The tape caught the ears of Matt and Jon Fisher, who were starting
an indie label in the Staten Island home of their parents. The brothers
selected two S@M songs, "King of Baltimore" and "Sympathy for Thinkers,"
for their flagship release, As Seen On TV. The CD compilation also
featured the Thomas Jefferson Slave Apartments, Jason Morphew, Azalia
Snail, the Caroline Know and more. Before, the compilation was even out,
Spare Me was making plans for its second release, Tuesday's Pretzel Night,
a 10-song 7" EP from Swearing at Motorists. This release followed the same
framework as the self-titled debut: magical pop songs, wreathed in
melancholy and captured in miniature.
The 7" was released in 1996, and to coincide with the event,
Dayton's dynamic duo played its first show, a record release party at
Walnut Hills. Appropriately enough, it was a Tuesday night. Pretzels were
free and Swearing at Motorists introduced the hometown crowd to a fresh
brand of Ohio rock. Dig the new breed, indeed!

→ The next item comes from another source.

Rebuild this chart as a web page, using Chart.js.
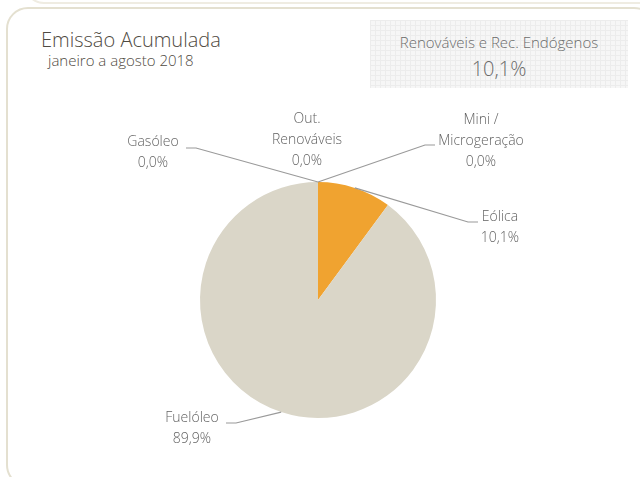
<!DOCTYPE html>
<html>
<head>
<meta charset="utf-8">
<script src="https://cdn.jsdelivr.net/npm/chart.js@4.4.1/dist/chart.umd.min.js"></script>
<style>
  html, body { margin: 0; padding: 0; background: #fff; }
  body { width: 640px; height: 477px; position: relative; overflow: hidden; font-family: "Open Sans", "Noto Sans", sans-serif; font-weight: 300; }
  .topline { position: absolute; left: 24px; top: -40px; width: 640px; height: 40px; border: 2px solid #efece2; border-radius: 20px; }
  .panel { position: absolute; left: 6px; top: 7px; width: 650px; height: 480px; border: 2px solid #e4e0d0; border-radius: 22px; box-sizing: border-box; }
  .title { position: absolute; left: 41px; top: 26px; font-size: 20px; color: #4f4a42; }
  .sub { position: absolute; left: 48px; top: 50px; font-size: 15px; color: #4f4a42; }
  .kpi { position: absolute; left: 370px; top: 20px; width: 258px; height: 68px; text-align: center; color: #6a6a6a;
    background-color: #f6f6f6;
    background-image: linear-gradient(#ececec 1px, transparent 1px), linear-gradient(90deg, #ececec 1px, transparent 1px);
    background-size: 5px 5px; }
  .kpi .a { font-size: 15px; margin-top: 12px; }
  .kpi .b { font-size: 20px; margin-top: 3px; }
  canvas { position: absolute; left: 0; top: 0; }
</style>
</head>
<body>
<div class="topline"></div>
<div class="panel"></div>
<div class="title">Emissão Acumulada</div>
<div class="sub">janeiro a agosto 2018</div>
<div class="kpi"><div class="a">Renováveis e Rec. Endógenos</div><div class="b">10,1%</div></div>
<canvas id="pieChart" width="640" height="477"></canvas>
<script>
// data
const categories = ["Eólica", "Fuelóleo", "Gasóleo", "Out. Renováveis", "Mini / Microgeração"];
const labelLines = [["Eólica"], ["Fuelóleo"], ["Gasóleo"], ["Out.", "Renováveis"], ["Mini /", "Microgeração"]];
const shares = [10.1, 89.9, 0, 0, 0];
const sliceColors = ["#F0A330", "#DAD6C8", "#A5A5A5", "#70AD47", "#5B9BD5"];

// label placement relative to pie centre: text block centre (tx,ty), leader end (lx,ly), elbow direction
const labelLayout = [
  { tx: 182, ty: -72, lx: 160, ly: -78, dir: -1 },
  { tx: -126, ty: 129, lx: -92, ly: 123, dir: 1 },
  { tx: -165, ty: -147, lx: -132, ly: -152, dir: 1 },
  { tx: -11, ty: -160, lx: null },
  { tx: 163, ty: -159, lx: 117, ly: -155, dir: -1 }
];

function fmt(v) {
  return v.toFixed(1).replace(".", ",") + "%";
}

const pieLabels = {
  id: "pieLabels",
  afterDraw(chart) {
    const ctx = chart.ctx;
    const meta = chart.getDatasetMeta(0);
    ctx.save();
    meta.data.forEach((arc, i) => {
      const p = arc.getProps(["x", "y", "startAngle", "endAngle", "outerRadius"], true);
      const mid = (p.startAngle + p.endAngle) / 2;
      const ax = p.x + Math.cos(mid) * p.outerRadius;
      const ay = p.y + Math.sin(mid) * p.outerRadius;
      const L = labelLayout[i];
      if (L.lx !== null) {
        const ex = p.x + L.lx, ey = p.y + L.ly;
        ctx.strokeStyle = "#9a9a9a";
        ctx.lineWidth = 1.2;
        ctx.beginPath();
        ctx.moveTo(ax, ay);
        ctx.lineTo(ex + L.dir * 10, ey);
        ctx.lineTo(ex, ey);
        ctx.stroke();
      }
      const lines = labelLines[i].concat([fmt(shares[i])]);
      ctx.fillStyle = "#626262";
      ctx.font = '300 14px "Open Sans", "Noto Sans", sans-serif';
      ctx.textAlign = "center";
      ctx.textBaseline = "middle";
      const lh = 21;
      const top = p.y + L.ty - (lines.length - 1) * lh / 2;
      lines.forEach((t, k) => ctx.fillText(t, p.x + L.tx, top + k * lh));
    });
    ctx.restore();
  }
};

new Chart(document.getElementById("pieChart"), {
  type: "pie",
  data: {
    labels: categories,
    datasets: [{
      data: shares,
      backgroundColor: sliceColors,
      borderWidth: 0
    }]
  },
  options: {
    responsive: false,
    animation: false,
    layout: { padding: { left: 200, right: 204, top: 182, bottom: 59 } },
    plugins: {
      legend: { display: false },
      tooltip: { enabled: false }
    }
  },
  plugins: [pieLabels]
});
</script>
</body>
</html>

Live, the fleshed out 4-track recordings became powerful pop
anthems stripped of all pretense and delivered with a rough and tumble
energy all but forgotten in modern rock. Doughman working the stage like a
spastic mix of Prince and Jon Spencer. Now a full-fledged band, the duo began
to play out with a vengeance. The flurry of activity sparked a continuous string of songs
that the duo were now recording exclusively in Doughman's Main Street home, dubbed the Rock
n' Roll Bed & Breakfast. In 1997, Spare Me issued the 12" vinyl EP, The
Fear of Low Flying Clouds, a collection of yearning pop songs that forged a
common ground between Elvis Costello, the Buffalo Springfield, the
Minutemen, Nick Drake and the Cars.
Swearing at Motorists continued to release songs on compilations
and increased its exposure by touring with Shove, from Davis, California,
in the summer of '97, and Spoon, from Austin, Texas, in the summer of '98.
Frustrated with Spare Me's lack of promotion and limited distribution,
Doughman and Thrasher began fielding other offers.
In 1999, Swearing at Motorists signed to Bloomington-based indie
Secretly Canadian, home to Songs: Ohia, Marmoset, June Panic, Panoply
Academy and other fine bands. In the summer of '99, the duo broke tradition
and entered an actual studio to record More Songs From the Mellow Struggle,
its Secretly Canadian debut. The tracks were recorded by Phil Mahafey at
Cyberteknic Studio in Dayton. Mahafey has worked with modern acts such as
Kim Deal's Amps, Brainiac, the Mulchmen and Mink as well bluegrass stars
Ralph Stanley and Red Allen, country rockers Dixie Peach and new wave
songwriter Dale Walton.
Late 2000 Don Thrasher left the band and Joseph Siwinski (of Philadelphia-based The Trouble With Sweeney) promptly took over as drummer.